### [Instructions for the task]
Repeat every entry word for word, skipping the pictures.

[begin Records to use]

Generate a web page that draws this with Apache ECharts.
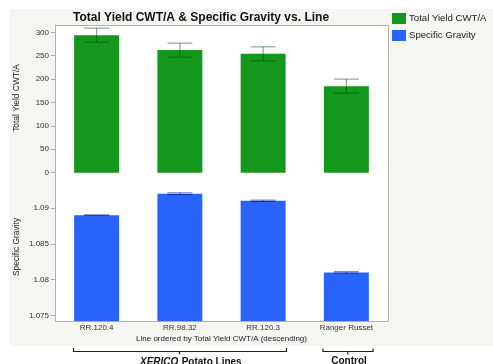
<!DOCTYPE html>
<html>
<head>
<meta charset="utf-8">
<script src="https://cdn.jsdelivr.net/npm/echarts@6/dist/echarts.min.js"></script>
<style>
html,body{margin:0;padding:0;background:#fff;}
#c{width:493px;height:364px;}
</style>
</head>
<body>
<div id="c"></div>
<script>
const categories = ['RR.120.4', 'RR.98.32', 'RR.120.3', 'Ranger Russet'];
const yieldValues = [294, 262, 254, 185];
const yieldErrors = [15, 15, 15, 15];
const gravityValues = [1.089, 1.092, 1.091, 1.081];
const gravityErrors = [0.00003, 0.00012, 0.0001, 0.0001];
const yieldTicks = [0, 50, 100, 150, 200, 250, 300];
const gravityTicks = [1.075, 1.08, 1.085, 1.09];

const FONT = '"Liberation Sans", Arial, Helvetica, sans-serif';
const chart = echarts.init(document.getElementById('c'), null, {renderer: 'canvas'});

function errRender(color, hw) {
  return function (params, api) {
    const i = api.value(0), v = api.value(1), e = api.value(2);
    const hi = api.coord([i, v + e]);
    const lo = api.coord([i, v - e]);
    const st = {stroke: color, lineWidth: 1};
    return {
      type: 'group',
      children: [
        {type: 'line', shape: {x1: hi[0], y1: hi[1], x2: lo[0], y2: lo[1]}, style: st},
        {type: 'line', shape: {x1: hi[0] - hw, y1: hi[1], x2: hi[0] + hw, y2: hi[1]}, style: st},
        {type: 'line', shape: {x1: lo[0] - hw, y1: lo[1], x2: lo[0] + hw, y2: lo[1]}, style: st}
      ]
    };
  };
}

const option = {
  animation: false,
  textStyle: {fontFamily: FONT},
  title: {
    text: 'Total Yield CWT/A & Specific Gravity vs. Line',
    left: 73, top: 12, padding: 0,
    textStyle: {fontSize: 12, fontWeight: 'bold', color: '#111', fontFamily: FONT}
  },
  legend: {
    data: ['Total Yield CWT/A', 'Specific Gravity'],
    orient: 'vertical', left: 392, top: 13, padding: 0,
    itemWidth: 14, itemHeight: 11, itemGap: 6, icon: 'rect',
    textStyle: {fontSize: 9.6, color: '#222', fontFamily: FONT, padding: [0, 0, 0, -2]}
  },
  grid: [
    {left: 55, top: 25, width: 333, height: 161},
    {left: 55, top: 186, width: 333, height: 135}
  ],
  xAxis: [
    {type: 'category', gridIndex: 0, data: categories, show: false},
    {
      type: 'category', gridIndex: 1, data: categories,
      axisLine: {show: false}, axisTick: {show: false},
      axisLabel: {margin: 3, fontSize: 8, color: '#333', interval: 0, fontFamily: FONT},
      name: 'Line ordered by Total Yield CWT/A (descending)',
      nameLocation: 'middle', nameGap: 14,
      nameTextStyle: {fontSize: 8, color: '#222', fontFamily: FONT}
    }
  ],
  yAxis: [
    {
      type: 'value', gridIndex: 0, min: -28.5, max: 315.7,
      splitLine: {show: false},
      axisLine: {show: true, lineStyle: {color: '#a8a8a8'}},
      axisTick: {show: true, length: 4, customValues: yieldTicks, lineStyle: {color: '#aaa'}},
      axisLabel: {customValues: yieldTicks, margin: 6, fontSize: 8, color: '#333', fontFamily: FONT}
    },
    {
      type: 'value', gridIndex: 1, min: 1.07421, max: 1.09307,
      splitLine: {show: false},
      axisLine: {show: true, lineStyle: {color: '#a8a8a8'}},
      axisTick: {show: true, length: 4, customValues: gravityTicks, lineStyle: {color: '#aaa'}},
      axisLabel: {
        customValues: gravityTicks, margin: 6, fontSize: 8, color: '#333', fontFamily: FONT,
        formatter: v => String(+(+v).toFixed(3))
      }
    }
  ],
  graphic: [
    {type: 'rect', z: -10, shape: {x: 10, y: 9, width: 483, height: 337}, style: {fill: '#f5f5f1'}},
    {type: 'rect', z: -5, shape: {x: 55, y: 25, width: 333, height: 296}, style: {fill: '#ffffff'}},
    {type: 'rect', z: 50, shape: {x: 55.5, y: 25.5, width: 333, height: 296}, style: {fill: null, stroke: '#b0b0b0', lineWidth: 1}},
    {type: 'text', z: 50, x: 17, y: 98, rotation: Math.PI / 2,
      style: {text: 'Total Yield CWT/A', fontSize: 8.4, fontFamily: FONT, fill: '#222', align: 'center', verticalAlign: 'middle'}},
    {type: 'text', z: 50, x: 17, y: 247, rotation: Math.PI / 2,
      style: {text: 'Specific Gravity', fontSize: 8.4, fontFamily: FONT, fill: '#222', align: 'center', verticalAlign: 'middle'}},
    {type: 'polyline', z: 50, shape: {points: [[73.5, 348], [73.5, 351.5], [286.5, 351.5], [286.5, 348]]}, style: {stroke: '#222', lineWidth: 1.2, fill: null}},
    {type: 'line', z: 50, shape: {x1: 179.5, y1: 351.5, x2: 179.5, y2: 354.5}, style: {stroke: '#222', lineWidth: 1.2}},
    {type: 'polyline', z: 50, shape: {points: [[323, 348.5], [323, 351.5], [373, 351.5], [373, 348.5]]}, style: {stroke: '#222', lineWidth: 1.2, fill: null}},
    {type: 'line', z: 50, shape: {x1: 347.8, y1: 351.5, x2: 347.8, y2: 354.5}, style: {stroke: '#222', lineWidth: 1.2}},
    {type: 'text', z: 50, x: 140, y: 356,
      style: {text: '{i|XERICO} {b|Potato Lines}', verticalAlign: 'top', align: 'left',
        rich: {
          i: {fontSize: 10, fontWeight: 'bold', fontStyle: 'italic', fontFamily: FONT, fill: '#111'},
          b: {fontSize: 10, fontWeight: 'bold', fontFamily: FONT, fill: '#111'}
        }}},
    {type: 'text', z: 50, x: 349, y: 356,
      style: {text: 'Control', fontSize: 10, fontWeight: 'bold', fontFamily: FONT, fill: '#111', align: 'center', verticalAlign: 'top'}}
  ],
  series: [
    {
      name: 'Total Yield CWT/A', type: 'bar', xAxisIndex: 0, yAxisIndex: 0,
      data: yieldValues, barWidth: '54%', itemStyle: {color: '#13981d'}
    },
    {
      type: 'custom', xAxisIndex: 0, yAxisIndex: 0,
      renderItem: errRender('rgba(0,70,0,0.55)', 12.5),
      data: categories.map((c, i) => [i, yieldValues[i], yieldErrors[i]]),
      encode: {x: 0, y: 1}, z: 5
    },
    {
      name: 'Specific Gravity', type: 'bar', xAxisIndex: 1, yAxisIndex: 1,
      data: gravityValues, barWidth: '54%', itemStyle: {color: '#2864fb'}
    },
    {
      type: 'custom', xAxisIndex: 1, yAxisIndex: 1,
      renderItem: errRender('rgba(0,20,140,0.6)', 12.5),
      data: categories.map((c, i) => [i, gravityValues[i], gravityErrors[i]]),
      encode: {x: 0, y: 1}, z: 5
    }
  ]
};
chart.setOption(option);
</script>
</body>
</html>
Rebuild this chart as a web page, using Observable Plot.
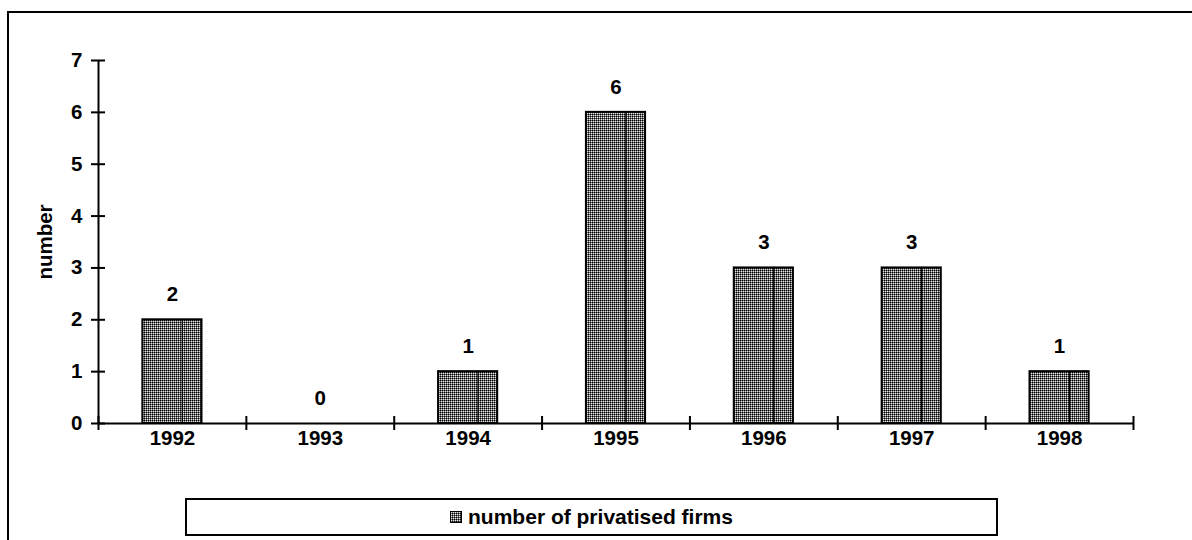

[end Records to use]

### [Full answer]
Generate a web page that draws this with Apache ECharts.
<!DOCTYPE html>
<html>
<head>
<meta charset="utf-8">
<script src="https://cdn.jsdelivr.net/npm/echarts@6/dist/echarts.min.js"></script>
<style>
html,body{margin:0;padding:0;background:#fff;}
#c{width:493px;height:364px;}
</style>
</head>
<body>
<div id="c"></div>
<script>
const categories = ['RR.120.4', 'RR.98.32', 'RR.120.3', 'Ranger Russet'];
const yieldValues = [294, 262, 254, 185];
const yieldErrors = [15, 15, 15, 15];
const gravityValues = [1.089, 1.092, 1.091, 1.081];
const gravityErrors = [0.00003, 0.00012, 0.0001, 0.0001];
const yieldTicks = [0, 50, 100, 150, 200, 250, 300];
const gravityTicks = [1.075, 1.08, 1.085, 1.09];

const FONT = '"Liberation Sans", Arial, Helvetica, sans-serif';
const chart = echarts.init(document.getElementById('c'), null, {renderer: 'canvas'});

function errRender(color, hw) {
  return function (params, api) {
    const i = api.value(0), v = api.value(1), e = api.value(2);
    const hi = api.coord([i, v + e]);
    const lo = api.coord([i, v - e]);
    const st = {stroke: color, lineWidth: 1};
    return {
      type: 'group',
      children: [
        {type: 'line', shape: {x1: hi[0], y1: hi[1], x2: lo[0], y2: lo[1]}, style: st},
        {type: 'line', shape: {x1: hi[0] - hw, y1: hi[1], x2: hi[0] + hw, y2: hi[1]}, style: st},
        {type: 'line', shape: {x1: lo[0] - hw, y1: lo[1], x2: lo[0] + hw, y2: lo[1]}, style: st}
      ]
    };
  };
}

const option = {
  animation: false,
  textStyle: {fontFamily: FONT},
  title: {
    text: 'Total Yield CWT/A & Specific Gravity vs. Line',
    left: 73, top: 12, padding: 0,
    textStyle: {fontSize: 12, fontWeight: 'bold', color: '#111', fontFamily: FONT}
  },
  legend: {
    data: ['Total Yield CWT/A', 'Specific Gravity'],
    orient: 'vertical', left: 392, top: 13, padding: 0,
    itemWidth: 14, itemHeight: 11, itemGap: 6, icon: 'rect',
    textStyle: {fontSize: 9.6, color: '#222', fontFamily: FONT, padding: [0, 0, 0, -2]}
  },
  grid: [
    {left: 55, top: 25, width: 333, height: 161},
    {left: 55, top: 186, width: 333, height: 135}
  ],
  xAxis: [
    {type: 'category', gridIndex: 0, data: categories, show: false},
    {
      type: 'category', gridIndex: 1, data: categories,
      axisLine: {show: false}, axisTick: {show: false},
      axisLabel: {margin: 3, fontSize: 8, color: '#333', interval: 0, fontFamily: FONT},
      name: 'Line ordered by Total Yield CWT/A (descending)',
      nameLocation: 'middle', nameGap: 14,
      nameTextStyle: {fontSize: 8, color: '#222', fontFamily: FONT}
    }
  ],
  yAxis: [
    {
      type: 'value', gridIndex: 0, min: -28.5, max: 315.7,
      splitLine: {show: false},
      axisLine: {show: true, lineStyle: {color: '#a8a8a8'}},
      axisTick: {show: true, length: 4, customValues: yieldTicks, lineStyle: {color: '#aaa'}},
      axisLabel: {customValues: yieldTicks, margin: 6, fontSize: 8, color: '#333', fontFamily: FONT}
    },
    {
      type: 'value', gridIndex: 1, min: 1.07421, max: 1.09307,
      splitLine: {show: false},
      axisLine: {show: true, lineStyle: {color: '#a8a8a8'}},
      axisTick: {show: true, length: 4, customValues: gravityTicks, lineStyle: {color: '#aaa'}},
      axisLabel: {
        customValues: gravityTicks, margin: 6, fontSize: 8, color: '#333', fontFamily: FONT,
        formatter: v => String(+(+v).toFixed(3))
      }
    }
  ],
  graphic: [
    {type: 'rect', z: -10, shape: {x: 10, y: 9, width: 483, height: 337}, style: {fill: '#f5f5f1'}},
    {type: 'rect', z: -5, shape: {x: 55, y: 25, width: 333, height: 296}, style: {fill: '#ffffff'}},
    {type: 'rect', z: 50, shape: {x: 55.5, y: 25.5, width: 333, height: 296}, style: {fill: null, stroke: '#b0b0b0', lineWidth: 1}},
    {type: 'text', z: 50, x: 17, y: 98, rotation: Math.PI / 2,
      style: {text: 'Total Yield CWT/A', fontSize: 8.4, fontFamily: FONT, fill: '#222', align: 'center', verticalAlign: 'middle'}},
    {type: 'text', z: 50, x: 17, y: 247, rotation: Math.PI / 2,
      style: {text: 'Specific Gravity', fontSize: 8.4, fontFamily: FONT, fill: '#222', align: 'center', verticalAlign: 'middle'}},
    {type: 'polyline', z: 50, shape: {points: [[73.5, 348], [73.5, 351.5], [286.5, 351.5], [286.5, 348]]}, style: {stroke: '#222', lineWidth: 1.2, fill: null}},
    {type: 'line', z: 50, shape: {x1: 179.5, y1: 351.5, x2: 179.5, y2: 354.5}, style: {stroke: '#222', lineWidth: 1.2}},
    {type: 'polyline', z: 50, shape: {points: [[323, 348.5], [323, 351.5], [373, 351.5], [373, 348.5]]}, style: {stroke: '#222', lineWidth: 1.2, fill: null}},
    {type: 'line', z: 50, shape: {x1: 347.8, y1: 351.5, x2: 347.8, y2: 354.5}, style: {stroke: '#222', lineWidth: 1.2}},
    {type: 'text', z: 50, x: 140, y: 356,
      style: {text: '{i|XERICO} {b|Potato Lines}', verticalAlign: 'top', align: 'left',
        rich: {
          i: {fontSize: 10, fontWeight: 'bold', fontStyle: 'italic', fontFamily: FONT, fill: '#111'},
          b: {fontSize: 10, fontWeight: 'bold', fontFamily: FONT, fill: '#111'}
        }}},
    {type: 'text', z: 50, x: 349, y: 356,
      style: {text: 'Control', fontSize: 10, fontWeight: 'bold', fontFamily: FONT, fill: '#111', align: 'center', verticalAlign: 'top'}}
  ],
  series: [
    {
      name: 'Total Yield CWT/A', type: 'bar', xAxisIndex: 0, yAxisIndex: 0,
      data: yieldValues, barWidth: '54%', itemStyle: {color: '#13981d'}
    },
    {
      type: 'custom', xAxisIndex: 0, yAxisIndex: 0,
      renderItem: errRender('rgba(0,70,0,0.55)', 12.5),
      data: categories.map((c, i) => [i, yieldValues[i], yieldErrors[i]]),
      encode: {x: 0, y: 1}, z: 5
    },
    {
      name: 'Specific Gravity', type: 'bar', xAxisIndex: 1, yAxisIndex: 1,
      data: gravityValues, barWidth: '54%', itemStyle: {color: '#2864fb'}
    },
    {
      type: 'custom', xAxisIndex: 1, yAxisIndex: 1,
      renderItem: errRender('rgba(0,20,140,0.6)', 12.5),
      data: categories.map((c, i) => [i, gravityValues[i], gravityErrors[i]]),
      encode: {x: 0, y: 1}, z: 5
    }
  ]
};
chart.setOption(option);
</script>
</body>
</html>
Rebuild this chart as a web page, using Observable Plot.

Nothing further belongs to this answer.